Description
Given an array S of n integers, find three integers in S such that the sum is closest to a given number, target. Return the sum of the three integers. You may assume that each input would have exactly one solution.
For example, given array S = {-1 2 1 -4}, and target = 1.

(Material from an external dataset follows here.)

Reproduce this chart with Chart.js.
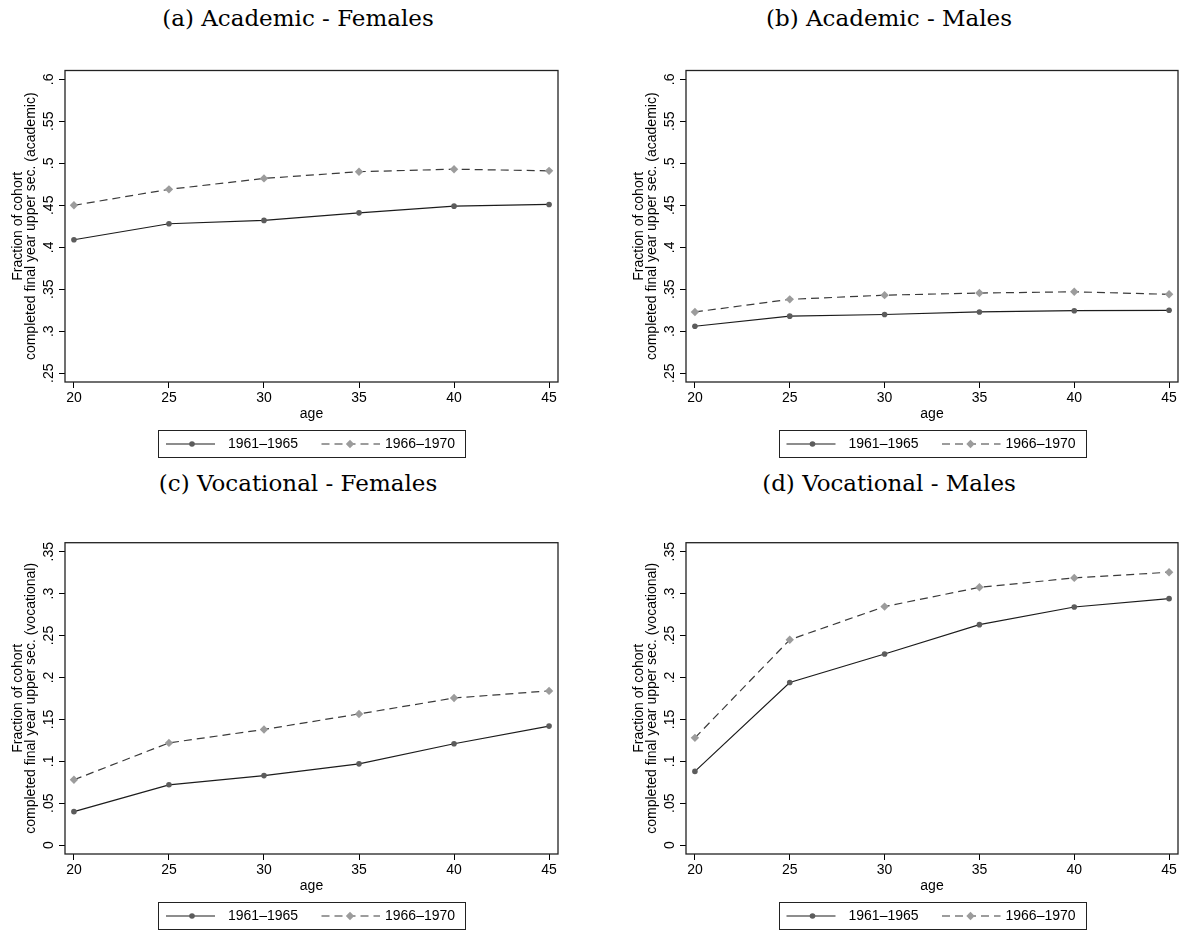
<!DOCTYPE html>
<html>
<head>
<meta charset="utf-8">
<script src="https://cdn.jsdelivr.net/npm/chart.js@4.4.0/dist/chart.umd.min.js"></script>
<style>
  body { margin: 0; background: #fff; width: 1184px; height: 932px; overflow: hidden; position: relative; }
  canvas { position: absolute; }
  .ttl { position: absolute; text-align: center; font-family: "DejaVu Serif", serif; font-size: 23px; line-height: 26px; color: #000; }
</style>
</head>
<body>
<div class="ttl" style="left:0; top:5px; width:596px">(a) Academic - Females</div>
<div class="ttl" style="left:592px; top:5px; width:594px">(b) Academic - Males</div>
<div class="ttl" style="left:0; top:470px; width:596px">(c) Vocational - Females</div>
<div class="ttl" style="left:592px; top:470px; width:594px">(d) Vocational - Males</div>
<canvas id="pa" width="592" height="466" style="left:0; top:0"></canvas>
<canvas id="pb" width="592" height="466" style="left:592px; top:0"></canvas>
<canvas id="pc" width="592" height="466" style="left:0; top:466px"></canvas>
<canvas id="pd" width="592" height="466" style="left:592px; top:466px"></canvas>
<script>
// ---- data ----
const ages = [20, 25, 30, 35, 40, 45];
const ageTickLabels = ['20', '25', '30', '35', '40', '45'];
const cohorts = ['1961\u20131965', '1966\u20131970'];

const acadFem6165 = [0.409, 0.428, 0.432, 0.441, 0.449, 0.451];
const acadFem6670 = [0.450, 0.469, 0.482, 0.490, 0.493, 0.491];
const acadMal6165 = [0.306, 0.318, 0.320, 0.323, 0.3245, 0.325];
const acadMal6670 = [0.323, 0.338, 0.343, 0.3455, 0.347, 0.344];
const vocFem6165 = [0.040, 0.072, 0.083, 0.097, 0.121, 0.142];
const vocFem6670 = [0.078, 0.122, 0.138, 0.1565, 0.1755, 0.184];
const vocMal6165 = [0.088, 0.194, 0.228, 0.263, 0.284, 0.294];
const vocMal6670 = [0.128, 0.245, 0.2845, 0.3075, 0.3187, 0.3255];

const acadTicks = [0.25, 0.3, 0.35, 0.4, 0.45, 0.5, 0.55, 0.6];
const acadTickLabels = ['.25', '.3', '.35', '.4', '.45', '.5', '.55', '.6'];
const vocTicks = [0, 0.05, 0.1, 0.15, 0.2, 0.25, 0.3, 0.35];
const vocTickLabels = ['0', '.05', '.1', '.15', '.2', '.25', '.3', '.35'];

const FONT = '"Liberation Sans", Arial, sans-serif';
Chart.defaults.font.family = FONT;
Chart.defaults.font.size = 14;
Chart.defaults.color = '#000';

// box around the plot region (Stata style)
const frame = {
  id: 'frame',
  afterDatasetsDraw(chart) {
    const { ctx, chartArea: a } = chart;
    ctx.save();
    ctx.strokeStyle = '#222';
    ctx.lineWidth = 1.3;
    ctx.strokeRect(a.left, a.top, a.right - a.left, a.bottom - a.top);
    ctx.restore();
  }
};

// boxed legend under the x axis title, centred on the plot
const boxLegend = {
  id: 'boxLegend',
  afterDraw(chart) {
    const { ctx, chartArea: a } = chart;
    const cx = (a.left + a.right) / 2;
    const top = Math.round(a.bottom + 48) + 0.5, h = 27, cy = top + h / 2;
    ctx.save();
    ctx.strokeStyle = '#222';
    ctx.lineWidth = 1;
    ctx.strokeRect(Math.round(cx - 153.5) + 0.5, top, 307, h);
    const spots = [[-145.5, -96.5, -119.5, -83.5], [10, 68.5, 38.5, 73.5]];
    chart.data.datasets.forEach((ds, i) => {
      const [x0, x1, xm, xt] = spots[i];
      ctx.strokeStyle = ds.borderColor;
      ctx.lineWidth = ds.borderWidth;
      ctx.setLineDash(ds.borderDash || []);
      ctx.beginPath();
      ctx.moveTo(cx + x0, cy);
      ctx.lineTo(cx + x1, cy);
      ctx.stroke();
      ctx.setLineDash([]);
      ctx.fillStyle = ds.pointBackgroundColor;
      ctx.beginPath();
      const r = ds.pointRadius;
      if (ds.pointStyle === 'rectRot') {
        ctx.moveTo(cx + xm, cy - r);
        ctx.lineTo(cx + xm + r, cy);
        ctx.lineTo(cx + xm, cy + r);
        ctx.lineTo(cx + xm - r, cy);
        ctx.closePath();
      } else {
        ctx.arc(cx + xm, cy, r, 0, Math.PI * 2);
      }
      ctx.fill();
      ctx.fillStyle = '#000';
      ctx.font = '14px ' + FONT;
      ctx.textBaseline = 'middle';
      ctx.textAlign = 'left';
      ctx.fillText(ds.label, cx + xt, cy + 0.5);
    });
    ctx.restore();
  }
};

function series(vals) {
  return ages.map((a, i) => ({ x: a, y: vals[i] }));
}

function makePanel(id, early, late, yTicks, yLabels, yMin, yMax, yTitle, pad) {
  new Chart(document.getElementById(id), {
    type: 'line',
    data: {
      datasets: [
        {
          label: cohorts[0],
          data: series(early),
          borderColor: '#1c1c1c',
          borderWidth: 1.2,
          pointStyle: 'circle',
          pointRadius: 2.8,
          pointBackgroundColor: '#5c5c5c',
          pointBorderWidth: 0,
          tension: 0
        },
        {
          label: cohorts[1],
          data: series(late),
          borderColor: '#3a3a3a',
          borderWidth: 1.2,
          borderDash: [8, 5],
          pointStyle: 'rectRot',
          pointRadius: 4.2,
          pointBackgroundColor: '#9c9c9c',
          pointBorderWidth: 0,
          tension: 0
        }
      ]
    },
    options: {
      responsive: false,
      animation: false,
      devicePixelRatio: 1,
      layout: { padding: { left: pad.left, right: pad.right, top: pad.top, bottom: pad.bottom } },
      plugins: { legend: { display: false }, tooltip: { enabled: false } },
      scales: {
        x: {
          type: 'linear',
          min: 19.53,
          max: 45.47,
          afterBuildTicks: s => { s.ticks = ages.map(v => ({ value: v })); },
          afterFit: s => { s.height = 41; },
          ticks: { callback: (v, i) => ageTickLabels[i], padding: 2, maxRotation: 0, autoSkip: false },
          grid: { display: true, drawOnChartArea: false, drawTicks: true, tickLength: 6, color: '#000' },
          border: { display: false },
          title: { display: true, text: 'age', padding: 0, font: { size: 14 } }
        },
        y: {
          min: yMin,
          max: yMax,
          afterBuildTicks: s => { s.ticks = yTicks.map(v => ({ value: v })); },
          afterFit: s => { s.width = 65; },
          ticks: { callback: (v, i) => yLabels[i], minRotation: 90, maxRotation: 90, crossAlign: 'center', padding: 0, autoSkip: false },
          grid: { display: true, drawOnChartArea: false, drawTicks: true, tickLength: 6, color: '#000' },
          border: { display: false },
          title: {
            display: true,
            text: ['Fraction of cohort', yTitle],
            padding: { top: 11, bottom: 0 },
            font: { size: 14, lineHeight: 0.95 }
          }
        }
      }
    },
    plugins: [frame, boxLegend]
  });
}

const acadTitle = 'completed final year upper sec. (academic)';
const vocTitle = 'completed final year upper sec. (vocational)';

makePanel('pa', acadFem6165, acadFem6670, acadTicks, acadTickLabels, 0.2396, 0.6105, acadTitle,
  { left: 0, right: 34, top: 70.5, bottom: 43 });
makePanel('pb', acadMal6165, acadMal6670, acadTicks, acadTickLabels, 0.2396, 0.6105, acadTitle,
  { left: 29, right: 6, top: 70.5, bottom: 43 });
makePanel('pc', vocFem6165, vocFem6670, vocTicks, vocTickLabels, -0.0105, 0.3607, vocTitle,
  { left: 0, right: 34, top: 76.7, bottom: 37 });
makePanel('pd', vocMal6165, vocMal6670, vocTicks, vocTickLabels, -0.0105, 0.3607, vocTitle,
  { left: 29, right: 6, top: 76.7, bottom: 37 });
</script>
</body>
</html>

The sum that is closest to the target is 2. (-1 + 2 + 1 = 2).
Thinking process
- Similar to the 3Sum problem, sort the array first in order to use 2 pointers
- Keep a global minimum difference, and the closest sum to target so far
- Iterate through sorted array, call twoSum subroutine each time to complete a full sweep of the rest of the array, update diff and closestSum accordingly
- Return the closest sum
public int threeSumClosest(int[] nums, int target) {
int closestSum = 0;
int diff = Integer.MAX_VALUE;
Arrays.sort(nums);
for(int i=0; i < nums.length; i++){
int low = i + 1;
int high = nums.length - 1;
while(low < high){
int sum = nums[i] + nums[low] + nums[high];
if(sum == target){
return sum;
}else if(sum < target){
if(target - sum < diff){
diff = target - sum;
closestSum = sum;
}
low++;
}else{
if(sum - target < diff){
diff = sum - target;
closestSum = sum;
}
high--;
}
}
}
return closestSum;
}Complexity
- Sorting takes O(nlogn)
- TwoSum subroutine is called n times, with a complexity of O(n)
- The overall complexity is O(n2)